Dominique Boré. © Jgp

– Ce n’est quand même pas un retour vers le passé ?

Évidemment pas, même si avant l’ère industrielle la construction fut bas carbone : le potentiel énergétique des fossiles n’était pas encore connu. Bien sûr, c’était une autre époque, bien sûr, les paradigmes de la conception architecturale de l’époque n’intégraient pas – entre autres – le niveau de confort, les technologies, les usages du temps présent. Cependant, les techniques préindustrielles ou l’utilisation de matériaux vernaculaires nous rappellent qu’il y a une alternative à nos pratiques massifiées, carbonées et de surconsommation.

Une conviction : si les matériaux doivent être revus aujourd’hui à l’aune de leur empreinte carbone et de leur impact sur les ressources naturelles (ou issus du réemploi), il existe un ensemble de solutions qui se déterminent à une échelle supérieure. Ce niveau supérieur est une nouvelle pensée architecturale, celle du mariage de l’ensemble des contraintes et des usages, dans une nouvelle écriture préservant et sublimant toute forme de ressource de matière première ou la somme des produits et matières bas carbone.
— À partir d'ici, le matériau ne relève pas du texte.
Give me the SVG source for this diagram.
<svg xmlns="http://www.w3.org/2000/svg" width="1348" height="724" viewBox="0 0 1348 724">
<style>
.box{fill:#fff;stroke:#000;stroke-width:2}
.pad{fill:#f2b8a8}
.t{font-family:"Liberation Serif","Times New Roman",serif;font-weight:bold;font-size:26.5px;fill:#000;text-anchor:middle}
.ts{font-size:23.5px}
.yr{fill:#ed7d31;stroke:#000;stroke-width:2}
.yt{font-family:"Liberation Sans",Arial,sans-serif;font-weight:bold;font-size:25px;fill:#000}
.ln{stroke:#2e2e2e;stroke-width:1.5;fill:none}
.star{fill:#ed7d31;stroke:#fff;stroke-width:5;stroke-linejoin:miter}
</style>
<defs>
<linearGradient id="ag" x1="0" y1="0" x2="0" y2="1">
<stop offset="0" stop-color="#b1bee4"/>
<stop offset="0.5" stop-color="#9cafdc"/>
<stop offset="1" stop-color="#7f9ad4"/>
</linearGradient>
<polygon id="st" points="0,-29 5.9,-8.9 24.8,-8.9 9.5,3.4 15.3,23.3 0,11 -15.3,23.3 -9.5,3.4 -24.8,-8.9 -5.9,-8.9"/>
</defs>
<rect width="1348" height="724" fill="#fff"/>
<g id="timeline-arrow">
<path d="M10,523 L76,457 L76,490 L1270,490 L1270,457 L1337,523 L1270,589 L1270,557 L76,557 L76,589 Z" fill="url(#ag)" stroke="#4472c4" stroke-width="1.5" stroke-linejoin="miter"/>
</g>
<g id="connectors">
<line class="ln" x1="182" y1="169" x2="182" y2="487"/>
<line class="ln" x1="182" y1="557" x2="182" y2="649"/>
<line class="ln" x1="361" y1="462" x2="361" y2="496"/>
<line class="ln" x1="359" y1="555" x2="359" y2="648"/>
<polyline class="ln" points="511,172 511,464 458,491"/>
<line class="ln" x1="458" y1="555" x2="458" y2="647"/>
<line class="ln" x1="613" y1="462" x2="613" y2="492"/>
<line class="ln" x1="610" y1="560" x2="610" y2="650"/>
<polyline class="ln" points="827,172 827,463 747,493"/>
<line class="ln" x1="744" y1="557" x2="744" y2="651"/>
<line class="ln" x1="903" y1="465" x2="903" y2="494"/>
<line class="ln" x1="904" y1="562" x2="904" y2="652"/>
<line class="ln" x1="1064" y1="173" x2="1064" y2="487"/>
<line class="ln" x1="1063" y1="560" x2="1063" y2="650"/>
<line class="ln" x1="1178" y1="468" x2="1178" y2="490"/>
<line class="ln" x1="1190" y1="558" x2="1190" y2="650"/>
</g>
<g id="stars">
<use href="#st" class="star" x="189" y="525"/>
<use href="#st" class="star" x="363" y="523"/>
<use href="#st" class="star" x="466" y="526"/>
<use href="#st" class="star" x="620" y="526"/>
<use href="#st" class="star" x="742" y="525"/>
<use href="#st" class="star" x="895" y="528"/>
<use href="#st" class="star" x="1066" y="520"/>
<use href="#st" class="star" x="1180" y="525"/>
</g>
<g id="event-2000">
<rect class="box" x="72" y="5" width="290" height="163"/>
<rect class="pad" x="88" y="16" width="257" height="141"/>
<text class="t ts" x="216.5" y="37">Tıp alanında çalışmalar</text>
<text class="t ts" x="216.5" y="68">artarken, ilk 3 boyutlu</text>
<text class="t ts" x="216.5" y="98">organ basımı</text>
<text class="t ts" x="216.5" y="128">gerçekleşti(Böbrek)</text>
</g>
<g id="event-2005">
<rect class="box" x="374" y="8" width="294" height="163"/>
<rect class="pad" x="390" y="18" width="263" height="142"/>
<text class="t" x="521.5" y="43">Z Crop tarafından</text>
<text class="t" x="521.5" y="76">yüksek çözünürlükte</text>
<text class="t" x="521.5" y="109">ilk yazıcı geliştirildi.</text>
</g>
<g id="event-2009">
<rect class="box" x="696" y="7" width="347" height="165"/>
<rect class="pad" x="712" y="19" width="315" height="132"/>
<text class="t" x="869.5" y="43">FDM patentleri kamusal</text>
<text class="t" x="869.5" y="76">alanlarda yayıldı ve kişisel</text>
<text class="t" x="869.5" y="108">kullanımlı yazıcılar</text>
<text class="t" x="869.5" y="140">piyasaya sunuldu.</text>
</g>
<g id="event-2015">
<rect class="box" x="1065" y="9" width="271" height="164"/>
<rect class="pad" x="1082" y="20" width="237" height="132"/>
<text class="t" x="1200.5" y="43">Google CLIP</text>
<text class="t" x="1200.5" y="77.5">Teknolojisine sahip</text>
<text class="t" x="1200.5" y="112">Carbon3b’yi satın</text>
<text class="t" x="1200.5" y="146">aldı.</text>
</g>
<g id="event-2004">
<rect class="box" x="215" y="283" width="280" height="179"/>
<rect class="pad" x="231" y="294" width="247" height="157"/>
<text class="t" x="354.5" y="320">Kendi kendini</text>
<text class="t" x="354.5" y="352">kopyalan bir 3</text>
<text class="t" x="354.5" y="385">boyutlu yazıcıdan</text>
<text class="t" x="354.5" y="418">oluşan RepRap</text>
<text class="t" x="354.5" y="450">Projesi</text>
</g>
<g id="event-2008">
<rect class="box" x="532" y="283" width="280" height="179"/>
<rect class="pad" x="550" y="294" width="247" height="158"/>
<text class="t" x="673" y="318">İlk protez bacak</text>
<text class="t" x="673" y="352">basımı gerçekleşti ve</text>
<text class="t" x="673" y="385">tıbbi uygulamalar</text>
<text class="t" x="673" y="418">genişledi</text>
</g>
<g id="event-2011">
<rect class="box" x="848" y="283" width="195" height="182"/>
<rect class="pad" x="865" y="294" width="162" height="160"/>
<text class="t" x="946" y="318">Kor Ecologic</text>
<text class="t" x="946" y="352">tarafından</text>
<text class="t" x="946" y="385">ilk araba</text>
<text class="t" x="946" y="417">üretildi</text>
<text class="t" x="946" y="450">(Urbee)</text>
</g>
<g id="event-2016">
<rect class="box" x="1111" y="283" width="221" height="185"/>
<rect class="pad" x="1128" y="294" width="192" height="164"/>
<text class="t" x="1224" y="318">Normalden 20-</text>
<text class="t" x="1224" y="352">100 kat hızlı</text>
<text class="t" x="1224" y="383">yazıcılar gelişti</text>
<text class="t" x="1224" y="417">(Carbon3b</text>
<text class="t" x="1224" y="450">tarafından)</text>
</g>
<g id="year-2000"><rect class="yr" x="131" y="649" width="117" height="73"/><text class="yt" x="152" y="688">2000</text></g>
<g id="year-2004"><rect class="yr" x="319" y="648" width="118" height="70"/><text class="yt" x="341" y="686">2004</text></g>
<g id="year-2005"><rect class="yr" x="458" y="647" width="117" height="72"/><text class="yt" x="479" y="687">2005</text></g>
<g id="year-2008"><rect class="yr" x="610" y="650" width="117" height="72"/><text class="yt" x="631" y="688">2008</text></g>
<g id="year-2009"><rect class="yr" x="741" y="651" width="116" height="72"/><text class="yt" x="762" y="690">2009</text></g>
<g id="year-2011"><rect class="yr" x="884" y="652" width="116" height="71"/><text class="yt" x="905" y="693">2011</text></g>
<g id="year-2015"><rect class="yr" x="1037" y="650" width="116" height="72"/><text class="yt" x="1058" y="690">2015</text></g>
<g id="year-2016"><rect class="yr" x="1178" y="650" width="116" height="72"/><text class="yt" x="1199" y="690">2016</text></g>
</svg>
Choix des matériaux à la fois géo et biosourcés, mixité fonctionnelle, construction légère, essentialisation, notion  de « building as a material bank »… les architectes et concepteurs font déjà preuve de créativité soit par engagement ou lorsque le maître d’ouvrage a une demande authentique.
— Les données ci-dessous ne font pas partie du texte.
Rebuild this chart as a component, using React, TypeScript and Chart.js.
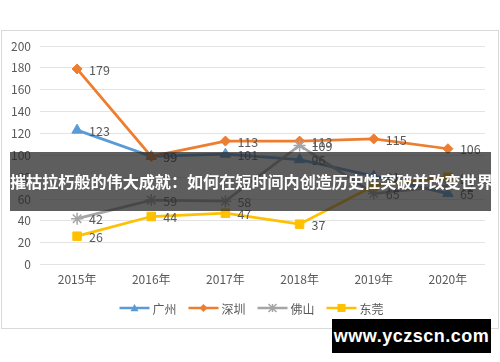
import React, { useEffect, useRef } from "react";
import { Chart, registerables } from "chart.js";
Chart.register(...registerables);

const years = ["2015年", "2016年", "2017年", "2018年", "2019年", "2020年"];
const guangzhou = [123, 99, 101, 96, 81, 65];
const shenzhen = [179, 99, 113, 113, 115, 106];
const foshan = [42, 59, 58, 109, 65, 72];
const dongguan = [26, 44, 47, 37, 72, 80];
const seriesNames = ["广州", "深圳", "佛山", "东莞"];
const seriesColors = ["#5B9BD5", "#ED7D31", "#A5A5A5", "#FFC000"];
const seriesMarkers = ["triangle", "rectRot", "star", "rect"];
const seriesMarkerSize = [6, 5, 6, 6];
const bannerText = "摧枯拉朽般的伟大成就：如何在短时间内创造历史性突破并改变世界";
const watermarkText = "www.yczscn.com";

const FONT = "'Noto Sans CJK SC', 'Noto Sans', sans-serif";

const framePlugin = {
  id: "frame",
  beforeDraw(chart: any) {
    const ctx = chart.ctx;
    ctx.save();
    ctx.fillStyle = "#ffffff";
    ctx.fillRect(0, 0, chart.width, chart.height);
    ctx.strokeStyle = "#d9d9d9";
    ctx.lineWidth = 1;
    ctx.strokeRect(1.5, 30.5, 497, 298);
    ctx.restore();
  },
};

const labelPlugin = {
  id: "dataLabels",
  afterDatasetsDraw(chart: any) {
    const ctx = chart.ctx;
    ctx.save();
    ctx.font = `12.5px ${FONT}`;
    ctx.fillStyle = "#595959";
    ctx.textBaseline = "middle";
    ctx.textAlign = "left";
    chart.data.datasets.forEach((ds: any, i: number) => {
      const meta = chart.getDatasetMeta(i);
      meta.data.forEach((pt: any, j: number) => {
        ctx.fillText(String(ds.data[j]), pt.x + 12, pt.y + 1);
      });
    });
    ctx.restore();
  },
};

function drawMarker(ctx: CanvasRenderingContext2D, style: string, x: number, y: number, r: number, color: string) {
  ctx.save();
  ctx.fillStyle = color;
  ctx.strokeStyle = color;
  ctx.lineWidth = 1.5;
  ctx.beginPath();
  if (style === "triangle") {
    ctx.moveTo(x, y - r);
    ctx.lineTo(x + r, y + r * 0.8);
    ctx.lineTo(x - r, y + r * 0.8);
    ctx.closePath();
    ctx.fill();
  } else if (style === "rectRot") {
    ctx.moveTo(x, y - r);
    ctx.lineTo(x + r, y);
    ctx.lineTo(x, y + r);
    ctx.lineTo(x - r, y);
    ctx.closePath();
    ctx.fill();
  } else if (style === "rect") {
    ctx.rect(x - r, y - r, 2 * r, 2 * r);
    ctx.fill();
  } else {
    ctx.moveTo(x - r, y - r);
    ctx.lineTo(x + r, y + r);
    ctx.moveTo(x + r, y - r);
    ctx.lineTo(x - r, y + r);
    ctx.moveTo(x, y - r);
    ctx.lineTo(x, y + r);
    ctx.stroke();
  }
  ctx.restore();
}

const legendPlugin = {
  id: "customLegend",
  afterDraw(chart: any) {
    const ctx = chart.ctx;
    ctx.save();
    ctx.font = `12px ${FONT}`;
    const lineW = 30;
    const gap = 3;
    const itemGap = 12;
    const widths = seriesNames.map((n) => lineW + gap + ctx.measureText(n).width);
    const total = widths.reduce((a, b) => a + b, 0) + itemGap * (seriesNames.length - 1);
    let x = 251.5 - total / 2;
    const y = 308;
    seriesNames.forEach((name, i) => {
      ctx.strokeStyle = seriesColors[i];
      ctx.lineWidth = 2.5;
      ctx.beginPath();
      ctx.moveTo(x, y);
      ctx.lineTo(x + lineW, y);
      ctx.stroke();
      drawMarker(ctx, seriesMarkers[i], x + lineW / 2, y, 4, seriesColors[i]);
      ctx.fillStyle = "#595959";
      ctx.textBaseline = "middle";
      ctx.textAlign = "left";
      ctx.fillText(name, x + lineW + gap, y + 1);
      x += widths[i] + itemGap;
    });
    ctx.restore();
  },
};

export default function App() {
  const ref = useRef<HTMLCanvasElement | null>(null);
  useEffect(() => {
    document.body.style.margin = "0";
    const seriesData = [guangzhou, shenzhen, foshan, dongguan];
    const chart = new Chart(ref.current as HTMLCanvasElement, {
      type: "line",
      data: {
        labels: years,
        datasets: seriesNames.map((name, i) => ({
          label: name,
          data: seriesData[i],
          borderColor: seriesColors[i],
          backgroundColor: seriesColors[i],
          borderWidth: 2.75,
          pointStyle: seriesMarkers[i] as any,
          pointRadius: seriesMarkerSize[i],
          pointBorderWidth: seriesMarkers[i] === "star" ? 1.5 : 1,
          pointBorderColor: seriesColors[i],
          pointBackgroundColor: seriesColors[i],
          tension: 0,
          order: 4 - i,
        })),
      },
      options: {
        animation: false,
        responsive: false,
        devicePixelRatio: 1,
        layout: { padding: { left: 0, top: 46, right: 15, bottom: 67 } },
        plugins: {
          legend: { display: false },
          tooltip: { enabled: false },
        },
        scales: {
          x: {
            offset: true,
            grid: { display: false, drawTicks: false },
            border: { display: false },
            ticks: { color: "#595959", font: { size: 12, family: FONT }, padding: 8 },
          },
          y: {
            min: 0,
            max: 200,
            afterFit: (s: any) => {
              s.width = 40;
            },
            grid: { color: "#e3e3e3", lineWidth: 1, drawTicks: false },
            border: { display: false },
            ticks: { stepSize: 20, color: "#595959", font: { size: 12, family: FONT }, padding: 9 },
          },
        },
      },
      plugins: [framePlugin, labelPlugin, legendPlugin],
    });
    return () => chart.destroy();
  }, []);

  return (
    <div style={{ position: "relative", width: 500, height: 362, overflow: "hidden" }}>
      <canvas ref={ref} width={500} height={362} style={{ position: "absolute", left: 0, top: 0, width: 500, height: 362 }} />
      <div
        style={{
          position: "absolute",
          left: 10,
          top: 152,
          width: 481,
          height: 59,
          background: "rgba(40,40,40,0.75)",
          color: "#ffffff",
          fontFamily: FONT,
          fontWeight: 700,
          fontSize: 16.1,
          lineHeight: "59px",
          whiteSpace: "nowrap",
          overflow: "hidden",
        }}
      >
        {bannerText}
      </div>
      <div
        style={{
          position: "absolute",
          left: 332,
          top: 319,
          width: 159,
          height: 34,
          background: "#000000",
          color: "#ffffff",
          fontFamily: "'Liberation Sans', Arial, sans-serif",
          fontWeight: 700,
          fontSize: 18,
          lineHeight: "34px",
          textAlign: "center",
          letterSpacing: 0.5,
        }}
      >
        {watermarkText}
      </div>
    </div>
  );
}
– Qu’est-ce qui vous pousse aujourd’hui à l’optimisme ?

Un chemin opérationnel se dessine déjà vers la neutralité carbone dans la gestion du parc existant et la nouvelle Réglementation environnementale RE2020 instaure depuis le 1er janvier 2022 la contrainte carbone, par le calcul, de tous les projets neufs. La profession prend enfin le virage d’une architecture du bas carbone. Et elle aborde en même temps un nouveau défi : reconnecter le bâtiment avec son environnement vivant. Pourquoi le vivant ici ? Parce qu’une fois qu’on a bâti, il y a cette construction érigée et ce qui reste de nature autour, comme la matière et l’antimatière. Là également, c’est une question d’équilibre, d’intelligence et de bon sens.

Cette nouvelle architecture composera davantage avec la biodiversité pour permettre à la nature de reprendre force et permettre la préservation du vivant. Personne n’a encore décrit le champs des solutions de l’architecture pour le bas carbone et le vivant. C’est l’ambition du mouvement Unissons(S), que l’industrie immobilière guidée par les architectes et de façon exemplaire, engage ce « grand virage » que l’ensemble des activités humaines doit embrasser.